Utility innovation report of the week

We get a lot of reports on how utilities can innovate their way to the future. On Thursday, Oracle and Navigant published their latest contribution to the genre with a research paper titled, “Utility Innovation Blueprint: How to Manage the Challenge of Dual Transformation,” based on interviews with executives from electric, gas and water utilities including Exelon, National Grid, U.K. Power Networks, Avista, Estonia’s Eesti Energia and Melbourne, Australia’s Yarra Valley Water. 

The top-line guidance for utilities is to approach the problem of flat load growth and disruptive technologies like solar, batteries and EVs in two steps.

First, they should “automate the core business,” to save money, and second, they should “develop new business models,” to make more money. That basic advice is layered with case studies on the positive side, and cautions on the negative side.  

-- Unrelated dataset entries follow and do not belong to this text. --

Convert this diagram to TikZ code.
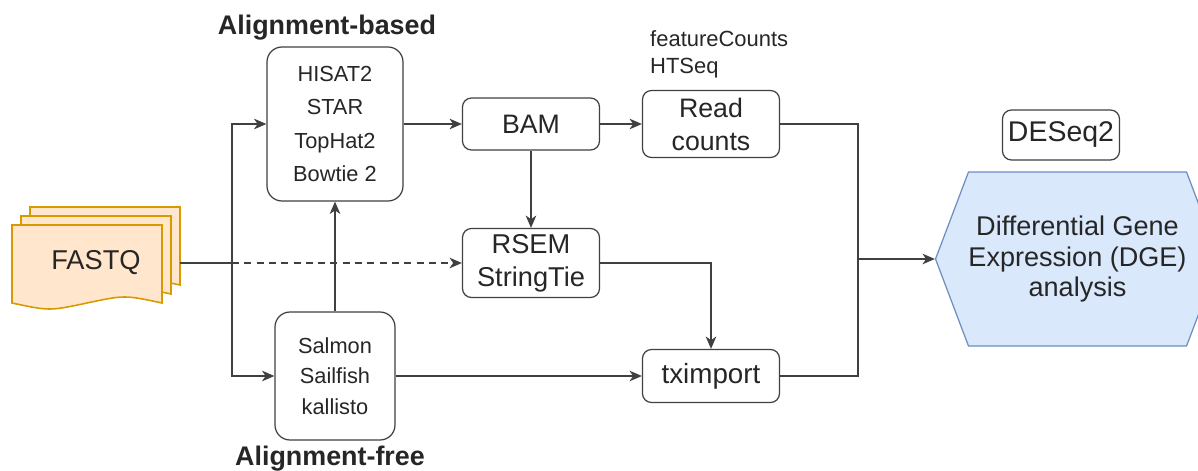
\documentclass[tikz,border=0pt]{standalone}
\usepackage{fontspec}
\setmainfont{Liberation Sans}
\usetikzlibrary{arrows.meta,positioning,shapes.symbols}
\definecolor{docfill}{HTML}{FFE6CC}
\definecolor{docline}{HTML}{D79B00}
\definecolor{dgefill}{HTML}{DAE8FC}
\definecolor{dgeline}{HTML}{6C8EBF}
\newcommand{\fsz}[2]{\fontsize{#1}{#2}\selectfont}

\begin{document}
\begin{tikzpicture}[font=\fsz{15.5}{18},text=black!85,
box/.style={draw=black!75,fill=white,rounded corners=0.18cm,align=center,inner sep=0pt,line width=0.7pt},
tool/.style={box,rounded corners=0.3cm,font=\fsz{12.4}{18.8}},
file/.style={box,minimum width=2.74cm,font=\fsz{15.2}{18.8}},
doc/.style={fill=docfill,draw=docline,line width=0.9pt},
lbl/.style={font=\bfseries\fsz{15.3}{18}},
arr/.style={-{Stealth[length=7pt,width=6pt,inset=2pt]},line width=0.7pt,draw=black!75},
line/.style={line width=0.7pt,draw=black!75}]
\useasboundingbox (0,0) rectangle (23.96,9.4);
% stacked FASTQ pages
\foreach \d in {0.36,0.18,0}
  \draw[doc,shift={(\d,\d)}] (0.24,3.34) -- (0.24,4.90) -- (3.24,4.90) -- (3.24,3.34)
    .. controls (2.49,3.50) .. (1.74,3.34) .. controls (0.99,3.18) .. (0.24,3.34) -- cycle;
\node[minimum width=3.36cm,inner sep=0pt] (fastq) at (1.92,4.14) {FASTQ};
\node[tool,minimum width=2.72cm,minimum height=3.08cm] (align) at (6.70,6.92) {HISAT2\\STAR\\TopHat2\\Bowtie 2};
\node[tool,minimum width=2.40cm,minimum height=2.56cm,font=\fsz{12.4}{17.4}] (free) at (6.70,1.88) {Salmon\\Sailfish\\kallisto};
\node[lbl] (basedlbl) at (6.54,8.84) {Alignment-based};
\node[lbl] (freelbl) at (6.60,0.22) {Alignment-free};
\node[file,minimum height=1.04cm] (bam) at (10.62,6.92) {BAM};
\node[file,minimum height=1.34cm] (reads) at (14.22,6.92) {Read\\counts};
\node[anchor=west,align=left,font=\fsz{12.5}{15.4}] (counters) at (12.88,8.31) {featureCounts\\HTSeq};
\node[file,minimum height=1.38cm,font=\fsz{15.5}{18.8}] (rsem) at (10.62,4.14) {RSEM\\StringTie};
\node[file,minimum height=1.06cm,font=\fsz{15.8}{18}] (txi) at (14.22,1.88) {tximport};
\node[file,minimum width=2.34cm,minimum height=1.0cm,font=\fsz{16.2}{18}] (deseq) at (21.22,6.70) {DESeq2};
\node[signal,signal to=west and east,signal pointer angle=138.5,fill=dgefill,draw=dgeline,line width=0.7pt,
  minimum width=5.50cm,minimum height=3.48cm,inner sep=0pt,align=center,font=\fsz{15.4}{17.6}] (dge) at (21.55,4.22)
  {Differential Gene\\Expression (DGE)\\analysis};
\coordinate (split) at (4.64,4.14);
\coordinate (merge) at (17.16,4.22);
\draw[line] (fastq.east)--(split);
\draw[arr] (split)|-(align.west); \draw[arr] (split)|-(free.west);
\draw[arr,dash pattern={on 4pt off 3pt}] (split)--(rsem.west);
\draw[arr] (free.north)--(align.south);
\draw[arr] (align.east)--(bam.west); \draw[arr] (bam.east)--(reads.west);
\draw[arr] (bam.south)--(rsem.north);
\draw[arr] (rsem.east)-|(txi.north); \draw[arr] (free.east)--(txi.west);
\draw[line] (reads.east)-|(merge); \draw[line] (txi.east)-|(merge);
\draw[arr] (merge)--(dge.west);
\end{tikzpicture}
\end{document}
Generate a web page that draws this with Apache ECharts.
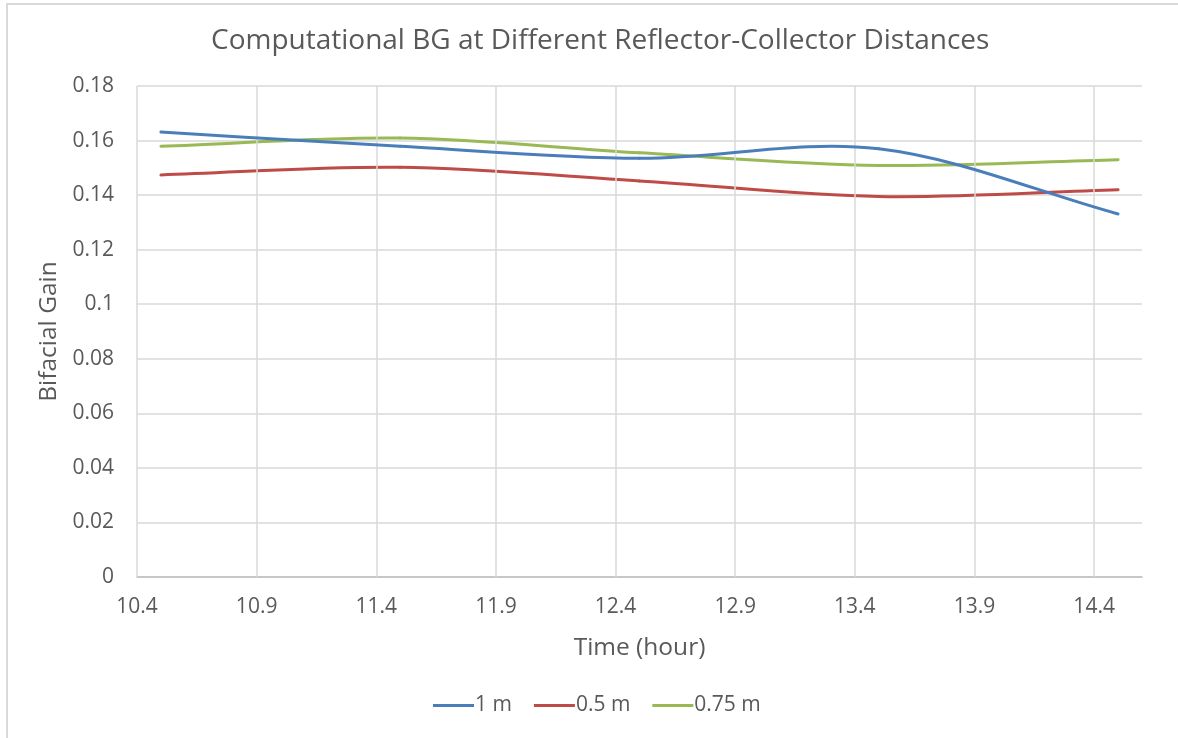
<!DOCTYPE html>
<html>
<head>
<meta charset="utf-8">
<script src="https://cdn.jsdelivr.net/npm/echarts@6/dist/echarts.min.js"></script>
<style>
  html, body { margin: 0; padding: 0; background: #fff; }
  #frame { position: absolute; left: 6px; top: 3px; width: 1172px; height: 735px;
           border-left: 2px solid #d9d9d9; border-top: 2px solid #d9d9d9; box-sizing: border-box; }
  #chart { position: absolute; left: 0; top: 0; width: 1178px; height: 738px; }
</style>
</head>
<body>
<div id="frame"></div>
<div id="chart"></div>
<script>
// ---- data ----
const times = [10.5, 11.5, 12.5, 13.5, 14.5];
const bg1m   = [0.1631, 0.1579, 0.1535, 0.1570, 0.1331];
const bg05m  = [0.1474, 0.1502, 0.1452, 0.1395, 0.1420];
const bg075m = [0.1579, 0.1609, 0.1555, 0.1509, 0.1530];
const seriesNames = ['1 m', '0.5 m', '0.75 m'];
const seriesColors = ['#4A7EBB', '#BE4B48', '#98B954'];
const xTicks = [10.4, 10.9, 11.4, 11.9, 12.4, 12.9, 13.4, 13.9, 14.4];

const pair = (xs, ys) => xs.map((x, i) => [x, ys[i]]);
const font = '"Open Sans", "Noto Sans", sans-serif';
const txt = '#595959';

// smoothed line (spreadsheet-style cubic through each point), drawn segment by segment
function smoothSeries(name, ys, color, z) {
  const data = pair(times, ys);
  return {
    name: name, type: 'custom', z: z,
    itemStyle: { color: color },
    data: data,
    encode: { x: 0, y: 1 },
    renderItem: function (params, api) {
      const i = params.dataIndex;
      const n = data.length;
      if (i >= n - 1) return null;
      const P = data.map(d => api.coord(d));
      const tan = k => {
        if (k === 0) return [P[1][0] - P[0][0], P[1][1] - P[0][1]];
        if (k === n - 1) return [P[n - 1][0] - P[n - 2][0], P[n - 1][1] - P[n - 2][1]];
        return [(P[k + 1][0] - P[k - 1][0]) / 2, (P[k + 1][1] - P[k - 1][1]) / 2];
      };
      const m0 = tan(i), m1 = tan(i + 1);
      return {
        type: 'bezierCurve',
        shape: {
          x1: P[i][0], y1: P[i][1],
          x2: P[i + 1][0], y2: P[i + 1][1],
          cpx1: P[i][0] + m0[0] / 3, cpy1: P[i][1] + m0[1] / 3,
          cpx2: P[i + 1][0] - m1[0] / 3, cpy2: P[i + 1][1] - m1[1] / 3
        },
        style: { stroke: color, lineWidth: 3, fill: null, lineCap: 'round' }
      };
    }
  };
}

const chart = echarts.init(document.getElementById('chart'), null, { renderer: 'canvas' });
chart.setOption({
  animation: false,
  title: {
    text: 'Computational BG at Different Reflector-Collector Distances',
    left: 206, top: 22,
    textStyle: { fontFamily: font, fontSize: 28, fontWeight: 'normal', color: txt }
  },
  grid: { left: 137, right: 36, top: 86, bottom: 161 },
  legend: {
    bottom: 17, left: 428,
    itemWidth: 41, itemHeight: 3, itemGap: 22,
    icon: 'rect',
    textStyle: { fontFamily: font, fontSize: 21, color: txt, padding: [0, 0, 0, -4] },
    data: seriesNames.map((n, i) => ({ name: n, itemStyle: { color: seriesColors[i] } }))
  },
  xAxis: {
    type: 'value', min: 10.4, max: 14.6, interval: 0.5,
    name: 'Time (hour)', nameLocation: 'middle', nameGap: 59,
    nameTextStyle: { fontFamily: font, fontSize: 24.5, color: txt },
    axisLine: { show: true, lineStyle: { color: '#bfbfbf', width: 1.5 } },
    axisTick: { show: false },
    axisLabel: { fontFamily: font, fontSize: 21, color: txt, margin: 20, showMaxLabel: false,
                 formatter: v => (Math.round(v * 10) / 10).toString() },
    splitLine: { show: false }
  },
  yAxis: {
    type: 'value', min: 0, max: 0.18, interval: 0.02,
    name: 'Bifacial Gain', nameLocation: 'middle', nameGap: 75,
    nameTextStyle: { fontFamily: font, fontSize: 24.5, color: txt },
    axisLine: { show: false },
    axisTick: { show: false },
    axisLabel: { fontFamily: font, fontSize: 21, color: txt, margin: 23,
                 formatter: v => (Math.round(v * 100) / 100).toString() },
    splitLine: { show: true, lineStyle: { color: '#d9d9d9', width: 1.5 } }
  },
  series: [
    {
      name: '__grid', type: 'line', data: [], silent: true,
      markLine: {
        silent: true, symbol: 'none', label: { show: false },
        lineStyle: { color: '#d9d9d9', width: 1.5, type: 'solid' },
        data: xTicks.map(x => ({ xAxis: x }))
      }
    },
    smoothSeries(seriesNames[0], bg1m, seriesColors[0], 5),
    smoothSeries(seriesNames[1], bg05m, seriesColors[1], 4),
    smoothSeries(seriesNames[2], bg075m, seriesColors[2], 3)
  ]
});
</script>
</body>
</html>
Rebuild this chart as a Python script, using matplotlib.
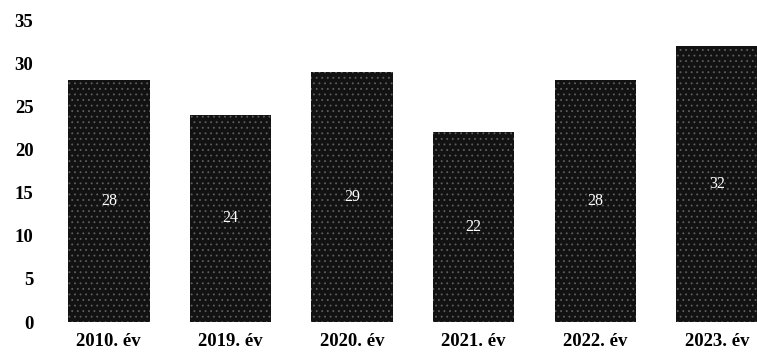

For example: “Innovation without governance is risky. Project costs can overrun, and it becomes harder to incorporate innovation into business operations. The Utility Innovation Blueprint recommends a staged approach to project governance. Project success will be optimized by assigning appropriate responsibility for different project types by adopting a flexible approach to funding, and by regularly reviewing each project’s progress.” 

As for technology, it’s great and necessary, and utilities should “never stop asking” how they can improve business processes or customer experience.

“However, utilities will also have to strike a balance between technologies that help improve existing business processes and those that will help create new business models," the report states. "In a similar vein, innovation projects should strike a balance between nascent and mature technologies.” 

Finally, a word to the C-level executives: “Only the executive can change a company’s business models and create a culture in which innovation can thrive. Corporate change never begins from the bottom. Conversely, idea creation should be bottom-up: Many great ideas will come from the shop floor, so employees must be encouraged to innovate.”